If that dump grows beyond reasonable, you have a clue about what could be 
going wrong if you can then track down what the actual objects in question 
are (log their identifyHashCode() when you use them, for example). If it 
doesn't grow, then the problem is most likely on the java side and rewriting 
your program in pure java is going to help with debugging this.

Andi..

Re: Java Memory errors and "too many open files" when using Pylucene

Posted by Moshe Cohen <mo...@gmail.com>.
Thanks.
Version being used : 2.4.1 .
I have already tried most of the well documented Lucene ideas. The seemingly
weird thing  is that the index is always quite small. I have experience of
much larger indices on SOLR with no such errors.

Started with a memory error, after increasing JVM heap on init I got the too
many open files error, increased the OS limit and got a memory error
again:-)
Of course, I got further along in each stage but ultimately I hit an error.
I can workaround the problem by just restarting the program. This is what
lead me to suspecting resource leaks specific to Pylucene.

Are there any useful monitoring functions that can retrieve the resource
usage state along the way?

Moshe



On Wed, May 20, 2009 at 7:31 PM, Andi Vajda <va...@apache.org> wrote:

>
> On Wed, 20 May 2009, Moshe Cohen wrote:
>
>  I would like to know if there is any Pylucene-specific issues with regard
>> to
>> the two JVM errors in the subject.
>>
>
> About memory errors: be sure to give the Java VM enough memory when
> initializing it with initVM(). More about this at [1].
>
> About open files: is your index using the Lucene compound file format ? If
> not, that could help.
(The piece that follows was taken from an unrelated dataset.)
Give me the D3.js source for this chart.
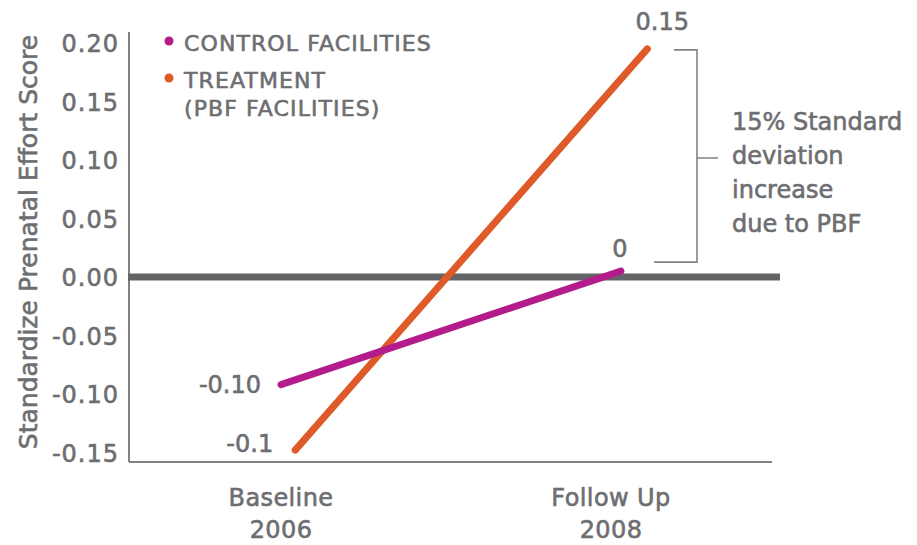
<!DOCTYPE html>
<html>
<head>
<meta charset="utf-8">
<script src="https://cdn.jsdelivr.net/npm/d3@7"></script>
<style>
  html, body { margin: 0; padding: 0; background: #fff; }
  svg { display: block; }
  text {
    font-family: "DejaVu Sans", sans-serif; fill: #6d6e71; font-weight: normal;
    stroke: #6d6e71; stroke-width: 0.6px; paint-order: stroke;
  }
</style>
</head>
<body>
<svg id="chart" width="917" height="545"></svg>
<script>
// Periods on the x axis (0 = baseline, 1 = follow-up)
const periods = ["Baseline", "Follow Up"];
const periodYears = ["2006", "2008"];

// Series: x position (in period units) and standardized score
const controlX = [0.0, 1.03];
const controlY = [-0.092, 0.005];
const treatmentX = [0.043, 1.11];
const treatmentY = [-0.148, 0.195];

// Value labels printed beside the line ends
const controlLabels = ["-0.10", "0"];
const treatmentLabels = ["-0.1", "0.15"];

// Y axis ticks
const yTicks = [0.20, 0.15, 0.10, 0.05, 0.00, -0.05, -0.10, -0.15];

const legendItems = [
  { lines: ["CONTROL FACILITIES"], color: "#b41c8b" },
  { lines: ["TREATMENT", "(PBF FACILITIES)"], color: "#de5a29" }
];
const bracketNote = ["15% Standard", "deviation", "increase", "due to PBF"];

const svg = d3.select("#chart");

const plotLeft = 129, plotRight = 772, plotTop = 32, plotBottom = 462;

const y = d3.scaleLinear().domain([-0.15, 0.20]).range([452.5, 43]);
const x = d3.scaleLinear().domain([0, 1]).range([281, 611]);

// Tick labels use a plain hyphen for negatives
const fmt = d => d3.format(".2f")(Math.abs(d) < 1e-9 ? 0 : d).replace("\u2212", "-");

// Left axis: labels only, the axis line is drawn separately
const yAxis = d3.axisLeft(y).tickValues(yTicks).tickSize(0).tickPadding(10).tickFormat(fmt);
const gy = svg.append("g").attr("transform", `translate(${plotLeft},0)`).call(yAxis);
gy.select(".domain").remove();
gy.selectAll("text")
  .attr("font-family", null)
  .style("font-size", "24px")
  .style("letter-spacing", "1px")
  .attr("fill", "#6d6e71")
  .attr("dy", "0.36em");

svg.append("line")
  .attr("x1", plotLeft).attr("x2", plotLeft)
  .attr("y1", plotTop).attr("y2", plotBottom)
  .attr("stroke", "#808285").attr("stroke-width", 2);

// Bottom axis line
svg.append("line")
  .attr("x1", plotLeft).attr("x2", plotRight)
  .attr("y1", plotBottom).attr("y2", plotBottom)
  .attr("stroke", "#808285").attr("stroke-width", 2);

// Zero reference line
svg.append("line")
  .attr("x1", plotLeft - 1).attr("x2", 780)
  .attr("y1", y(0)).attr("y2", y(0))
  .attr("stroke", "#636466").attr("stroke-width", 7);

// Y axis title
svg.append("text")
  .attr("transform", `translate(37,242) rotate(-90)`)
  .attr("text-anchor", "middle")
  .style("font-size", "25px")
  .text("Standardize Prenatal Effort Score");

// Period labels
periods.forEach((p, i) => {
  const t = svg.append("text")
    .attr("x", x(i)).attr("y", 506)
    .attr("text-anchor", "middle")
    .style("font-size", "24px")
    .style("letter-spacing", "0.4px");
  t.append("tspan").attr("x", x(i)).text(p);
  t.append("tspan").attr("x", x(i)).attr("dy", 32).text(periodYears[i]);
});

// Lines
const line = d3.line().x(d => x(d[0])).y(d => y(d[1]));
const treatmentPts = treatmentX.map((v, i) => [v, treatmentY[i]]);
const controlPts = controlX.map((v, i) => [v, controlY[i]]);

svg.append("path").datum(treatmentPts).attr("d", line)
  .attr("fill", "none").attr("stroke", legendItems[1].color)
  .attr("stroke-width", 7).attr("stroke-linecap", "round");
svg.append("path").datum(controlPts).attr("d", line)
  .attr("fill", "none").attr("stroke", legendItems[0].color)
  .attr("stroke-width", 7).attr("stroke-linecap", "round");

// End labels
svg.append("text").attr("x", x(controlX[0]) - 20).attr("y", y(controlY[0]))
  .attr("dy", "0.36em").attr("text-anchor", "end").style("font-size", "24px")
  .text(controlLabels[0]);
svg.append("text").attr("x", x(treatmentX[0]) - 22).attr("y", y(treatmentY[0]) - 7)
  .attr("dy", "0.36em").attr("text-anchor", "end").style("font-size", "24px")
  .text(treatmentLabels[0]);
svg.append("text").attr("x", x(controlX[1]) - 1).attr("y", y(controlY[1]) - 23)
  .attr("dy", "0.36em").attr("text-anchor", "middle").style("font-size", "24px")
  .text(controlLabels[1]);
svg.append("text").attr("x", x(treatmentX[1]) + 15).attr("y", y(treatmentY[1]) - 27)
  .attr("dy", "0.36em").attr("text-anchor", "middle").style("font-size", "24px")
  .text(treatmentLabels[1]);

// Legend
let ly = 41;
legendItems.forEach(item => {
  svg.append("circle").attr("cx", 169).attr("cy", ly).attr("r", 4.5).attr("fill", item.color);
  item.lines.forEach((l, j) => {
    svg.append("text").attr("x", 184).attr("y", ly + 10 + j * 28)
      .style("font-size", "22px").style("letter-spacing", "1.1px").text(l);
  });
  ly += 37;
});

// Bracket spanning the treatment gain
const bx = 697;
const bTop = y(treatmentY[1]) + 1, bBot = y(controlY[1]) - 9;
svg.append("path")
  .attr("d", `M674,${bTop}H${bx}V${bBot}H654M${bx},${(bTop + bBot) / 2 + 2}H718`)
  .attr("fill", "none").attr("stroke", "#808285").attr("stroke-width", 1.6);

const note = svg.append("text").style("font-size", "24px");
bracketNote.forEach((l, i) => {
  note.append("tspan").attr("x", 732).attr("y", 130 + i * 34).text(l);
});
</script>
</body>
</html>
If you are already, what is your OS and related number
> of file limit ? Have you tried increasing it ? Are you closing all 'things'
> that you think ought to be closed ? What version of PyLucene and Java Lucene
> are you using ?
>
> Unless there is an egregious leak somewhere, both issues should reproduce
> with the same Java program (PyLucene just wraps a Java VM, the same Java
> Lucene code is run). You may want to ask the same questions on
> java-user@lucene.apache.org [2].
>
> Andi..
>
> [1] http://lucene.apache.org/pylucene/jcc/documentation/readme.html#api
> [2] http://lucene.apache.org/java/docs/mailinglists.html
>

Re: Java Memory errors and "too many open files" when using Pylucene

Posted by Andi Vajda <va...@apache.org>.
On Wed, 20 May 2009, Moshe Cohen wrote:

> I would like to know if there is any Pylucene-specific issues with regard to
> the two JVM errors in the subject.

About memory errors: be sure to give the Java VM enough memory when 
initializing it with initVM(). More about this at [1].
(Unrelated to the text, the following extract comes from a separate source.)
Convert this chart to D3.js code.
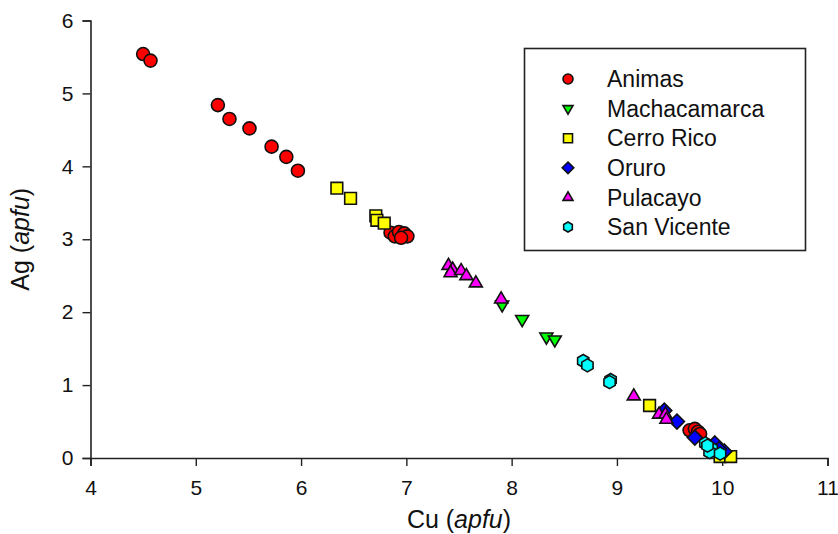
<!DOCTYPE html>
<html>
<head>
<meta charset="utf-8">
<script src="https://cdn.jsdelivr.net/npm/d3@7"></script>
<style>
  html, body { margin: 0; padding: 0; background: #fff; }
  text { font-family: "Liberation Sans", Arial, sans-serif; }
</style>
</head>
<body>
<div id="chart"></div>
<script>
// Series values (Cu vs Ag, apfu)
const animasCu = [4.50, 4.57, 5.21, 5.32, 5.51, 5.72, 5.86, 5.97, 6.85, 6.89, 6.93, 6.98, 7.01, 6.95, 9.69, 9.74, 9.77, 9.79];
const animasAg = [5.54, 5.45, 4.84, 4.65, 4.52, 4.27, 4.13, 3.94, 3.09, 3.04, 3.10, 3.08, 3.04, 3.02, 0.38, 0.40, 0.36, 0.33];
const machaCu = [7.91, 8.10, 8.33, 8.41, 9.95];
const machaAg = [2.10, 1.90, 1.66, 1.62, 0.05];
const cerroCu = [6.34, 6.47, 6.71, 6.72, 6.79, 9.31, 9.98, 10.08];
const cerroAg = [3.70, 3.56, 3.32, 3.26, 3.22, 0.72, 0.02, 0.02];
const oruroCu = [9.45, 9.57, 9.74, 9.93, 10.02, 9.97];
const oruroAg = [0.65, 0.50, 0.28, 0.20, 0.09, 0.12];
const pulaCu = [7.40, 7.44, 7.42, 7.52, 7.57, 7.66, 7.90, 9.16, 9.40, 9.46, 9.47];
const pulaAg = [2.64, 2.59, 2.54, 2.57, 2.50, 2.40, 2.18, 0.85, 0.60, 0.60, 0.53];
const sanCu = [8.68, 8.72, 8.94, 8.93, 9.84, 9.90, 9.88, 9.98, 9.86];
const sanAg = [1.33, 1.27, 1.07, 1.04, 0.20, 0.13, 0.08, 0.06, 0.17];

const seriesNames = ["Animas", "Machacamarca", "Cerro Rico", "Oruro", "Pulacayo", "San Vicente"];
const xTicks = [4, 5, 6, 7, 8, 9, 10, 11];
const yTicks = [0, 1, 2, 3, 4, 5, 6];

const width = 838, height = 534;
const margin = { left: 90.5, right: 10.5, top: 20.5, bottom: 76 };

const svg = d3.select("#chart").append("svg")
    .attr("width", width)
    .attr("height", height);

const x = d3.scaleLinear().domain([4, 11]).range([margin.left, width - margin.right]);
const y = d3.scaleLinear().domain([0, 6]).range([height - margin.bottom, margin.top]);

// custom symbols: r is roughly the half-width of the marker
function polygon(points) {
  return {
    draw(context, size) {
      const r = Math.sqrt(size) / 2;
      points.forEach(([px, py], i) => {
        if (i === 0) context.moveTo(px * r, py * r); else context.lineTo(px * r, py * r);
      });
      context.closePath();
    }
  };
}
const hexagon = polygon(d3.range(6).map(i => {
  const a = Math.PI / 6 + i * Math.PI / 3;
  return [Math.cos(a), Math.sin(a)];
}));
const triDown = polygon([[-1, -0.6], [1, -0.6], [0, 1.1]]);
const triUp = polygon([[-1, 0.6], [1, 0.6], [0, -1.1]]);
const diamond = polygon([[0, -1.15], [1.15, 0], [0, 1.15], [-1.15, 0]]);
const square = polygon([[-0.9, -0.9], [0.9, -0.9], [0.9, 0.9], [-0.9, 0.9]]);
const circle = {
  draw(context, size) {
    const r = Math.sqrt(size) / 2;
    context.moveTo(r, 0);
    context.arc(0, 0, r, 0, 2 * Math.PI);
  }
};

const series = [
  { cu: animasCu, ag: animasAg, color: "#ff0000", type: circle },
  { cu: machaCu, ag: machaAg, color: "#00ff00", type: triDown },
  { cu: cerroCu, ag: cerroAg, color: "#ffff00", type: square },
  { cu: oruroCu, ag: oruroAg, color: "#0000ff", type: diamond },
  { cu: pulaCu, ag: pulaAg, color: "#ff00ff", type: triUp },
  { cu: sanCu, ag: sanAg, color: "#00ffff", type: hexagon }
];

// axes
const xAxis = svg.append("g")
    .attr("transform", `translate(0,${y(0)})`)
    .call(d3.axisBottom(x).tickValues(xTicks).tickSize(8).tickPadding(14).tickFormat(d3.format("d")));
const yAxis = svg.append("g")
    .attr("transform", `translate(${x(4)},0)`)
    .call(d3.axisLeft(y).tickValues(yTicks).tickSize(8).tickPadding(9).tickFormat(d3.format("d")));

[xAxis, yAxis].forEach(a => {
  a.select(".domain").attr("stroke", "#222").attr("stroke-width", 1.6);
  a.selectAll(".tick line").attr("stroke", "#222").attr("stroke-width", 1.4);
  a.selectAll(".tick text").attr("font-size", 21).attr("fill", "#111")
    .attr("font-family", "'Liberation Sans', Arial, sans-serif");
});

// points
series.forEach(s => {
  const sym = d3.symbol().type(s.type).size(169);
  svg.append("g").selectAll("path")
    .data(s.cu.map((c, i) => [c, s.ag[i]]))
    .join("path")
    .attr("transform", d => `translate(${x(d[0])},${y(d[1])})`)
    .attr("d", sym)
    .attr("fill", s.color)
    .attr("stroke", "#111")
    .attr("stroke-width", 1.6);
});

// axis titles
const xt = svg.append("text")
    .attr("x", (x(4) + x(11)) / 2)
    .attr("y", 528)
    .attr("text-anchor", "middle")
    .attr("font-size", 25)
    .attr("fill", "#111");
xt.append("tspan").text("Cu (");
xt.append("tspan").attr("font-style", "italic").text("apfu");
xt.append("tspan").text(")");

const yt = svg.append("text")
    .attr("transform", `translate(29,${(y(0) + y(6)) / 2}) rotate(-90)`)
    .attr("text-anchor", "middle")
    .attr("font-size", 25)
    .attr("fill", "#111");
yt.append("tspan").text("Ag (");
yt.append("tspan").attr("font-style", "italic").text("apfu");
yt.append("tspan").text(")");

// legend
const legend = svg.append("g");
legend.append("rect")
    .attr("x", 524.5).attr("y", 48.5)
    .attr("width", 281).attr("height", 202)
    .attr("fill", "#fff").attr("stroke", "#222").attr("stroke-width", 1.6);

seriesNames.forEach((name, i) => {
  const s = series[i];
  const ly = 79 + i * 29.6;
  legend.append("path")
    .attr("transform", `translate(568,${ly})`)
    .attr("d", d3.symbol().type(s.type).size(100))
    .attr("fill", s.color).attr("stroke", "#111").attr("stroke-width", 1.6);
  legend.append("text")
    .attr("x", 607).attr("y", ly)
    .attr("dy", "0.36em")
    .attr("font-size", 23)
    .attr("fill", "#111")
    .text(name);
});
</script>
</body>
</html>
About open files: is your index using the Lucene compound file format ? If 
not, that could help. If you are already, what is your OS and related number 
of file limit ? Have you tried increasing it ? Are you closing all 'things' 
that you think ought to be closed ? What version of PyLucene and Java Lucene 
are you using ?

Unless there is an egregious leak somewhere, both issues should reproduce 
with the same Java program (PyLucene just wraps a Java VM, the same Java 
Lucene code is run). You may want to ask the same questions on 
java-user@lucene.apache.org [2].

Andi..

[1] http://lucene.apache.org/pylucene/jcc/documentation/readme.html#api
[2] http://lucene.apache.org/java/docs/mailinglists.html